Kelly Durrell returns to her hometown of Morrisson in Illinois when her aunt and uncle are brutally murdered, supposedly by her ex-boyfriend, Troy.  Although he has confessed, some people think there is more going on behind the scenes, and that Troy was merely a hired hit-man.  This storyline is interspersed with complications within Kelly's own family; gradually, the two intertwine.

The book begins with the murder, when Troy is egged on, and it is clear that others had an interest in what he is about to do, but as the story unravels it becomes clear that there is far more to it.  Mary Maddox paints the picture of claustrophobic, small-town life so well, from the depressing existence of Kelly's blinkered mother, to the criminal trailer trash, to the old schoolfriend who wanted to be a model but is now an overweight housewife.  In Morrisson, everyone knows everyone else's business and, more problematically, makes immediate and often uninformed judgements about it.

This is the sequel to Dark Room, which I read and reviewed for Rosie's Book Review Team back in 2016, i.e., so long ago that I might as well not have read it (I have a shocking memory), but this did not hamper my enjoyment or understanding of the plot.  There are a few instances in which it is clear that there was a book preceding this one, but enough information is given, in a concise fashion, for there to be no doubt about what is going on.  It might have been a good idea to put a recap in the front of the book, though, all the same.

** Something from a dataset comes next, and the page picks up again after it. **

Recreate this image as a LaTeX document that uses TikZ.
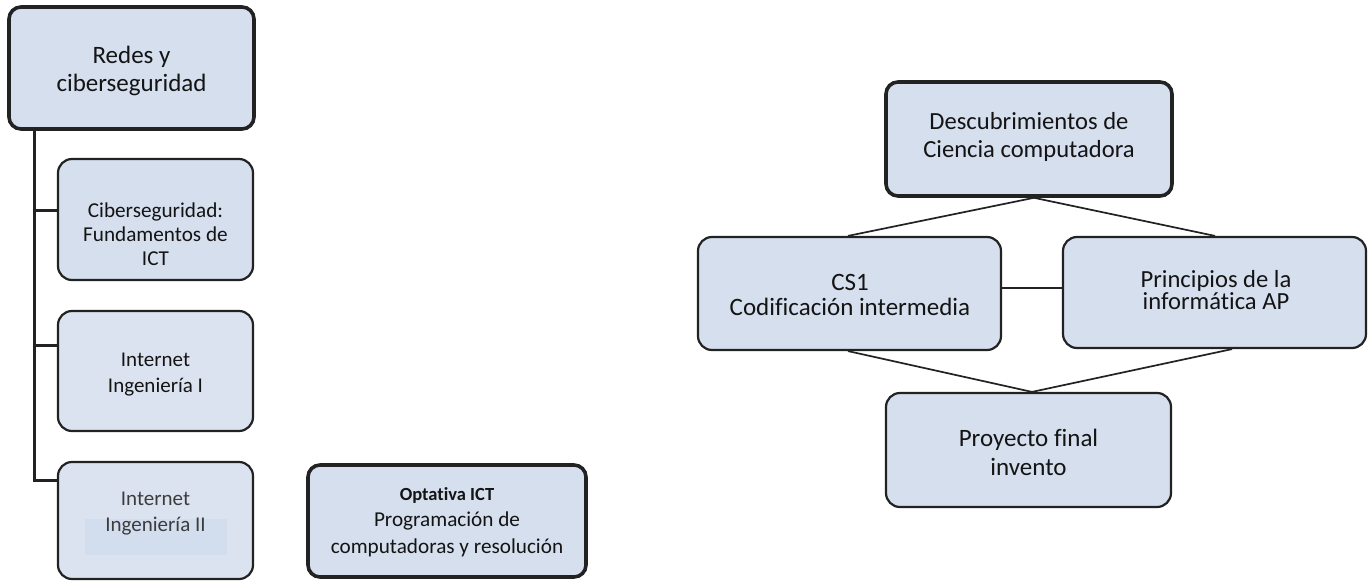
\documentclass[tikz,border=0pt]{standalone}
\usepackage{fontspec}
\setmainfont[Ligatures=NoCommon]{Carlito}
\begin{document}
\begin{tikzpicture}[x=1pt,y=-1pt,
  thickbox/.style={draw=boxline, line width=3.6pt, fill=boxblue, rounded corners=12pt, inner sep=0pt, rectangle},
  thinbox/.style={draw=boxline, line width=2.2pt, fill=boxblue, rounded corners=14pt, inner sep=0pt, rectangle},
  lightbox/.style={draw=boxline, line width=2.2pt, fill=boxlight, rounded corners=14pt, inner sep=0pt, rectangle},
  lbl/.style={align=center, inner sep=0pt, text=textcol},
  conn/.style={draw=boxline, line width=1.7pt},
  trunk/.style={draw=boxline, line width=3pt}]
\definecolor{boxblue}{HTML}{D5DFEE}
\definecolor{boxlight}{HTML}{DCE3F0}
\definecolor{hilite}{HTML}{D2DDEE}
\definecolor{boxline}{HTML}{222222}
\definecolor{textcol}{HTML}{141414}
\definecolor{graytext}{HTML}{3C3C3C}
\useasboundingbox[fill=white] (0,0) rectangle (1369,581);

% ---------- left tree ----------
\coordinate (t0) at (34,127);
\coordinate (t1) at (34,210);
\coordinate (t2) at (34,345);
\coordinate (t3) at (34,480);

\node[thinbox, minimum width=195pt, minimum height=121pt] (cib) at (155.5,219.5) {};
\node[lightbox, minimum width=195pt, minimum height=120pt] (ing1) at (155.5,371) {};
\node[lightbox, minimum width=195pt, minimum height=117pt] (ing2) at (155.5,520.5) {};
\node[thickbox, minimum width=278pt, minimum height=112pt] (opt) at (447,521) {};
\node[thickbox, minimum width=245pt, minimum height=122pt] (redes) at (131.5,68) {};

\draw[trunk] (t0) -- (t3) -- (t3 -| ing2.west);
\draw[trunk] (t1) -- (t1 -| cib.west);
\draw[trunk] (t2) -- (t2 -| ing1.west);

\fill[hilite] (85,519) rectangle (227,555);

\node[lbl, font=\fontsize{25}{28}\selectfont] (redesT) at (131.5,71) {Redes y\\ciberseguridad};
\node[lbl, font=\fontsize{21.2}{24}\selectfont] (cibT) at (155.5,234) {Ciberseguridad:\\Fundamentos de\\ICT};
\node[lbl, font=\fontsize{21}{26}\selectfont] (ing1T) at (155.5,375) {Internet\\Ingeniería I};
\node[lbl, text=graytext, font=\fontsize{21}{26}\selectfont] (ing2T) at (155.5,514) {Internet\\Ingeniería II};
\node[lbl, font=\fontsize{21.2}{26.5}\selectfont] (optT) at (447,522) {{\fontsize{18.5}{26.5}\selectfont\bfseries Optativa ICT}\\Programación de\\computadoras y resolución};

% ---------- right diagram ----------
\node[thickbox, minimum width=286pt, minimum height=114pt] (desc) at (1029,139) {};
\node[thinbox, minimum width=303pt, minimum height=113pt] (cs1) at (849.5,293.5) {};
\node[thinbox, minimum width=303pt, minimum height=111pt] (prin) at (1214.5,292.5) {};
\node[thinbox, minimum width=285pt, minimum height=114pt] (proy) at (1028.5,450) {};

\coordinate (dtop) at ([xshift=5pt]desc.south);
\coordinate (ptop) at ([xshift=3.5pt]proy.north);
\coordinate (cs1top) at ([xshift=-1.5pt]cs1.north);
\coordinate (printop) at ([xshift=0.5pt]prin.north);
\coordinate (cs1bot) at ([xshift=-1.5pt]cs1.south);
\coordinate (prinbot) at ([xshift=17.5pt]prin.south);
\coordinate (mid) at (1001,288);

\draw[conn] (cs1top) -- (dtop) -- (printop);
\draw[conn] (cs1bot) -- (ptop) -- (prinbot);
\draw[conn] (mid -| cs1.east) -- (mid -| prin.west);

\node[lbl, font=\fontsize{24.6}{28}\selectfont] (descT) at (1029,137) {Descubrimientos de\\Ciencia computadora};
\node[lbl, font=\fontsize{25}{25}\selectfont] (cs1T) at (850,295) {CS1\\Codificación intermedia};
\node[lbl, font=\fontsize{24.6}{20}\selectfont] (prinT) at (1216,290) {Principios de la\\informática AP};
\node[lbl, font=\fontsize{25}{29}\selectfont] (proyT) at (1028.5,452.5) {Proyecto final\\invento};
\end{tikzpicture}
\end{document}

The novel has a neat ending, with all threads tied up except one, that is left dangling.... for Book 3?  Nice one, I recommend. :)


Sunday, 3 February 2019

SAFARI ANTS, BAGGY PANTS AND ELEPHANTS: A KENYAN ODYSSEY by Susie Kelly @SusieEnFrance

4.5 out of 5 stars

On Amazon UK
On Amazon.com
On Goodreads



How I discovered this book: got to know the author via Twitter, so took a look at her books, and chose this one.

Genre: Travel memoir, Kenya

A lovely book about the author's two week safari in Kenya.  There is so much fascinating and beautifully written detail about the wildlife and the people she met, but it's more than that; Susie Kelly's love for the country, where she lived when she was a child, shines through.  I felt it was her spiritual home.

She highlights the problems of the area, with particular mention of the Samburu tribe and their desperation to gain financial help from 'rich' Western tourists; this is quite heartrending, though in other ways not so, because she notes how many of the people seem content, and smile a lot, despite having what we would perceive as so little.  She also talks about the injustices towards the people to whom the land belonged, during Colonial days - as a child, of course, she did not see all this. 

The book was delightfully 'real', too - Ms Kelly bemoans, for instance, the fact that she forgot to pack a bra, which causes her some discomfort and potential embarrassment throughout the trip.  Other aspects I liked: each chapter is headed by an example of the Swahili language.  There are beautiful sepia tinted photos of her guides throughout, and at the end you can look at a slideshow of all the pictures she took while she was there - this is really worth looking at.  At the end, too, she gives links to some of the places she visited that exist only because of donations.  

It's a lovely book - I definitely recommend.